= Loomis v. Wisconsin =

United States Supreme Court case

Loomis v. Wisconsin, 881 N.W.2d 749 (Wis. 2016), cert. denied, 137 S. Ct. 2290 (2017), was a Wisconsin Supreme Court case that was appealed to the United States Supreme Court.

The case challenged the state of Wisconsin's use of closed-source risk assessment software in the sentencing of Eric Loomis to six years in prison. The case alleged that using such software in sentencing violates the defendant's right to due process because it prevents the defendant from challenging the scientific validity and accuracy of such test. The case also alleged that the system in question (COMPAS) violates due process rights by taking gender and race into account. Hearing this case would have given the court "the opportunity to rule on whether it violates due process to sentence someone based on a risk-assessment instrument whose workings are protected as a trade secret."

The Supreme Court denied the writ of certiorari, thus declining to hear the case, on June 26, 2017.

==Background==
In February 2013, Eric Loomis was found driving a car that had been used in a shooting. He was arrested, and pleaded guilty to eluding an officer. In determining his sentence, the judge looked at his criminal record as well as a score assigned by a tool called COMPAS.

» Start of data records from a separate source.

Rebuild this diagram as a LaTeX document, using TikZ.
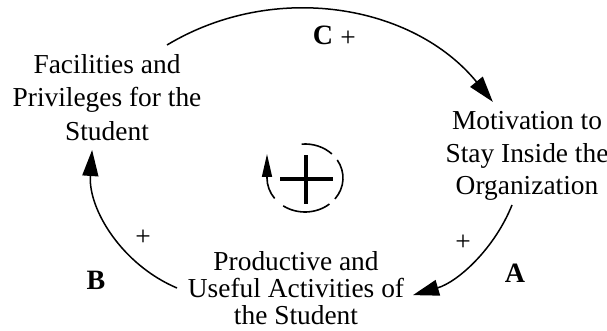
\documentclass[tikz,border=0pt]{standalone}
\usepackage{fontspec}
\setmainfont{Liberation Serif}
\usetikzlibrary{arrows.meta}
\begin{document}
\begin{tikzpicture}[x=1pt,y=1pt,
  lbl/.style={align=center, inner sep=0pt},
  sgn/.style={font=\fontsize{27.4}{33}\selectfont, inner sep=0pt},
  letter/.style={font=\fontsize{28}{33}\selectfont\bfseries, inner sep=0pt},
  link/.style={line width=1.5pt, -{Triangle[length=26pt,width=16pt]}},
  loopline/.style={line width=1.6pt},
  loopplus/.style={line width=3.6pt},
]
\useasboundingbox (0,0) rectangle (607,331);
% variables
\node[lbl, font=\fontsize{27.4}{33.5}\selectfont] (fac) at (107,233.8)
  {Facilities and\\Privileges for the\\Student};
\node[lbl, font=\fontsize{27.4}{32.5}\selectfont] (mot) at (527,175)
  {Motivation to\\Stay Inside the\\Organization};
\node[lbl, font=\fontsize{27.4}{27}\selectfont] (pro) at (296,42.5)
  {Productive and\\Useful Activities of\\the Student};
% link start points
\coordinate (cs) at (167,286);
\coordinate (as) at (512,126);
\coordinate (bs) at (177,43);
% links
\draw[link] (cs) arc[start angle=121, end angle=39.2, radius=252.6];
\draw[link] (as) arc[start angle=-21.8, end angle=-73.6, radius=153.3];
\draw[link] (bs) arc[start angle=247.1, end angle=176.1, radius=139.5];
% labels
\node[letter] (C) at (323,296) {C};
\node[sgn] (cp) at (348,292) {+};
\node[letter] (A) at (515,58) {A};
\node[sgn] (ap) at (463,88) {+};
\node[letter] (B) at (96,51) {B};
\node[sgn] (bp) at (143,93) {+};
% loop symbol
\coordinate (lc) at (305,153);
\draw[loopplus] (280,152) -- (333,152);
\draw[loopplus] (306,127) -- (306,176);
\draw[loopline] (lc) ++(95:38pt and 34pt) arc[start angle=95, end angle=45, x radius=38pt, y radius=34pt];
\draw[loopline] (lc) ++(32:38pt and 34pt) arc[start angle=32, end angle=-38, x radius=38pt, y radius=34pt];
\draw[loopline] (lc) ++(-50:38pt and 34pt) arc[start angle=-50, end angle=-125, x radius=38pt, y radius=34pt];
\draw[loopline, -{Triangle[length=23pt,width=10pt]}] (lc) ++(-143:38pt and 34pt)
  arc[start angle=-143, end angle=-180, x radius=38pt, y radius=34pt] -- ++(0,24pt);
\end{tikzpicture}
\end{document}
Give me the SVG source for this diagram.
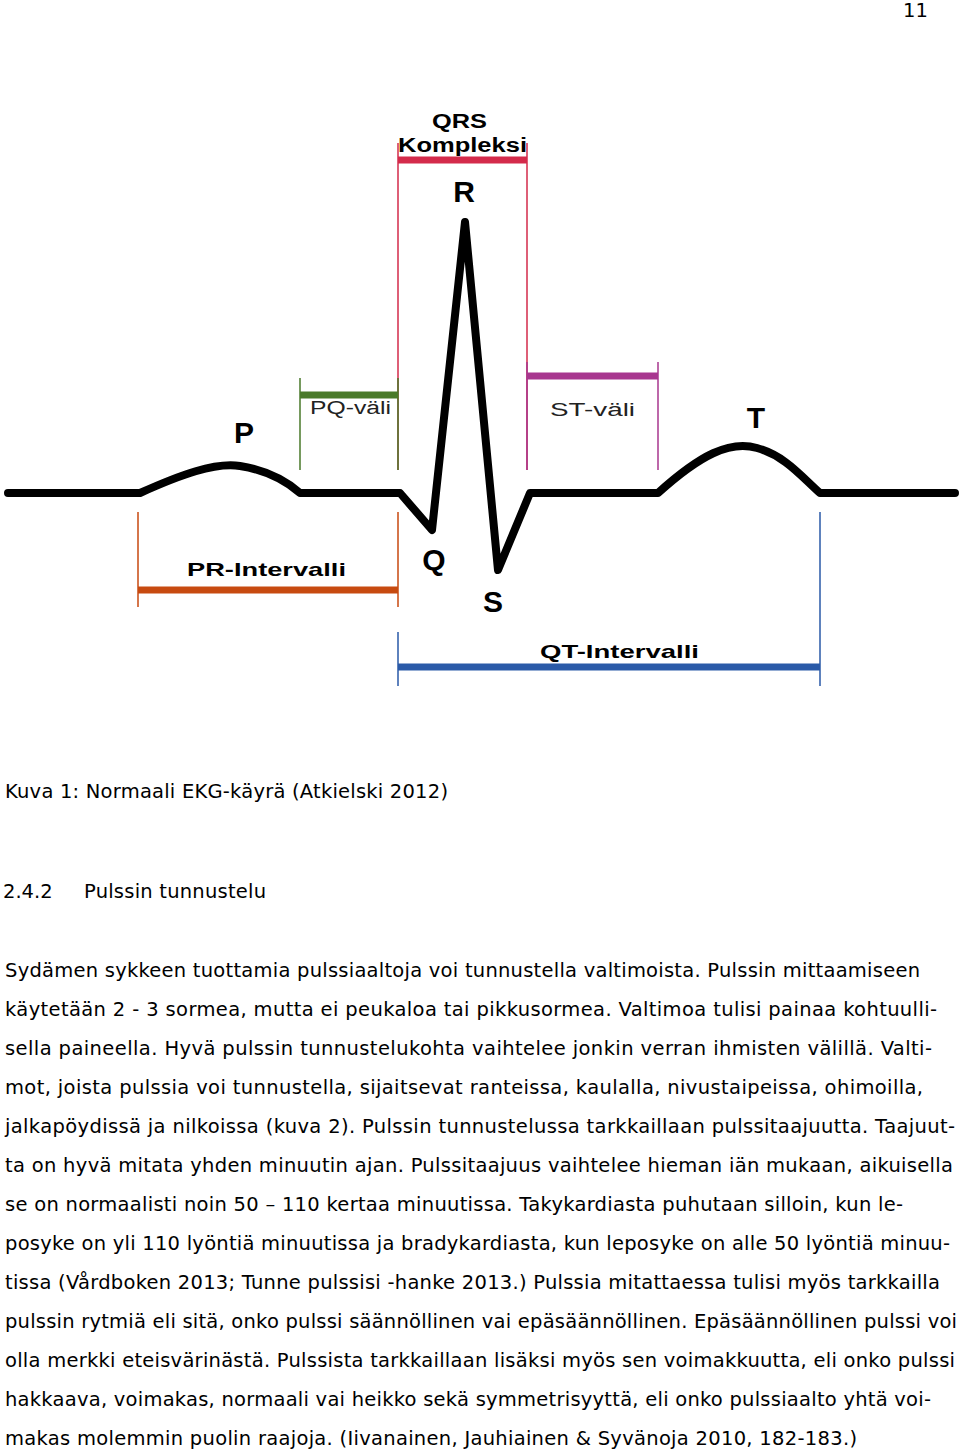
<svg xmlns="http://www.w3.org/2000/svg" width="960" height="1455" viewBox="0 0 960 1455">
<style>
.b{font-family:"Liberation Sans",Arial,sans-serif;font-weight:bold;fill:#000}
.n{font-family:"Liberation Sans",Arial,sans-serif;fill:#222}
.t{font-family:"DejaVu Sans","Liberation Sans",sans-serif;font-size:19.5px;fill:#000}
</style>
<rect width="960" height="1455" fill="#fff"/>
<text class="t" x="903" y="17">11</text>
<g id="intervals" fill="none">
<g id="qrs" stroke="#d42b4b"><path d="M398 143V470M527 143V470" stroke-width="1.5"/><path d="M398 160H527" stroke-width="7"/></g>
<g id="pq" stroke="#4a7a2a"><path d="M300 378V470M398 378V470" stroke-width="1.5"/><path d="M300 395H398" stroke-width="7"/></g>
<g id="st" stroke="#a8378f"><path d="M527 362V470M658 362V470" stroke-width="1.5"/><path d="M527 376H658" stroke-width="7"/></g>
<g id="pr" stroke="#c74a10"><path d="M138 512V607M398 512V607" stroke-width="1.5"/><path d="M138 590H398" stroke-width="7"/></g>
<g id="qt" stroke="#2a5aa8"><path d="M398 632V686M820 512V686" stroke-width="1.5"/><path d="M398 667H820" stroke-width="7"/></g>
</g>
<g id="wave"><path d="M8 493H140C180 475 215 462 240 466C265 470 285 480 300 493H400L432 530L465 222L498 570L530 493H658C700 455 730 440 757 448C785 456 800 475 820 493H955" fill="none" stroke="#000" stroke-width="8" stroke-linejoin="round" stroke-linecap="round"/></g>
<g id="labels">
<text class="b" x="432" y="128" font-size="20" textLength="55" lengthAdjust="spacingAndGlyphs">QRS</text>
<text class="b" x="398" y="152" font-size="20" textLength="129" lengthAdjust="spacingAndGlyphs">Kompleksi</text>
<text class="b" x="464" y="202" font-size="30" text-anchor="middle">R</text>
<text class="b" x="244" y="443" font-size="30" text-anchor="middle">P</text>
<text class="b" x="756" y="428" font-size="30" text-anchor="middle">T</text>
<text class="b" x="434" y="570" font-size="30" text-anchor="middle">Q</text>
<text class="b" x="493" y="612" font-size="30" text-anchor="middle">S</text>
<text class="n" x="310" y="414" font-size="18" textLength="81" lengthAdjust="spacingAndGlyphs">PQ-väli</text>
<text class="n" x="550" y="416" font-size="18" textLength="85" lengthAdjust="spacingAndGlyphs">ST-väli</text>
<text class="b" x="187" y="576" font-size="19" textLength="159" lengthAdjust="spacingAndGlyphs">PR-Intervalli</text>
<text class="b" x="540" y="658" font-size="19" textLength="159" lengthAdjust="spacingAndGlyphs">QT-Intervalli</text>
</g>
<g id="body">
<text class="t" x="5" y="798" textLength="443">Kuva 1: Normaali EKG-käyrä (Atkielski 2012)</text>
<text class="t" x="3" y="898">2.4.2</text>
<text class="t" x="84" y="898" textLength="182">Pulssin tunnustelu</text>
<text class="t" x="5" y="977" textLength="915">Sydämen sykkeen tuottamia pulssiaaltoja voi tunnustella valtimoista. Pulssin mittaamiseen</text>
<text class="t" x="5" y="1016" textLength="932">käytetään 2 - 3 sormea, mutta ei peukaloa tai pikkusormea. Valtimoa tulisi painaa kohtuulli-</text>
<text class="t" x="5" y="1055" textLength="927">sella paineella. Hyvä pulssin tunnustelukohta vaihtelee jonkin verran ihmisten välillä. Valti-</text>
<text class="t" x="5" y="1094" textLength="918">mot, joista pulssia voi tunnustella, sijaitsevat ranteissa, kaulalla, nivustaipeissa, ohimoilla,</text>
<text class="t" x="5" y="1133" textLength="950">jalkapöydissä ja nilkoissa (kuva 2). Pulssin tunnustelussa tarkkaillaan pulssitaajuutta. Taajuut-</text>
<text class="t" x="5" y="1172" textLength="948">ta on hyvä mitata yhden minuutin ajan. Pulssitaajuus vaihtelee hieman iän mukaan, aikuisella</text>
<text class="t" x="5" y="1211" textLength="898">se on normaalisti noin 50 – 110 kertaa minuutissa. Takykardiasta puhutaan silloin, kun le-</text>
<text class="t" x="5" y="1250" textLength="945">posyke on yli 110 lyöntiä minuutissa ja bradykardiasta, kun leposyke on alle 50 lyöntiä minuu-</text>
<text class="t" x="5" y="1289" textLength="935">tissa (Vårdboken 2013; Tunne pulssisi -hanke 2013.) Pulssia mitattaessa tulisi myös tarkkailla</text>
<text class="t" x="5" y="1328" textLength="952">pulssin rytmiä eli sitä, onko pulssi säännöllinen vai epäsäännöllinen. Epäsäännöllinen pulssi voi</text>
<text class="t" x="5" y="1367" textLength="950">olla merkki eteisvärinästä. Pulssista tarkkaillaan lisäksi myös sen voimakkuutta, eli onko pulssi</text>
<text class="t" x="5" y="1406" textLength="926">hakkaava, voimakas, normaali vai heikko sekä symmetrisyyttä, eli onko pulssiaalto yhtä voi-</text>
<text class="t" x="5" y="1445" textLength="852">makas molemmin puolin raajoja. (Iivanainen, Jauhiainen &amp; Syvänoja 2010, 182-183.)</text>
</g>
</svg>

The software works using a proprietary algorithm that considers some of the answers to a 137-item questionnaire. Developed by a private company called Equivant (formerly Northpointe), COMPAS has been used by the U.S. states of New York, Wisconsin, California, Florida's Broward County, and other jurisdictions.

COMPAS classified Loomis as high-risk of re-offending, and Loomis was sentenced to six years. He appealed the ruling on the grounds that the judge, in considering the outcome of an algorithm whose inner workings were secretive and could not be examined, violated due process.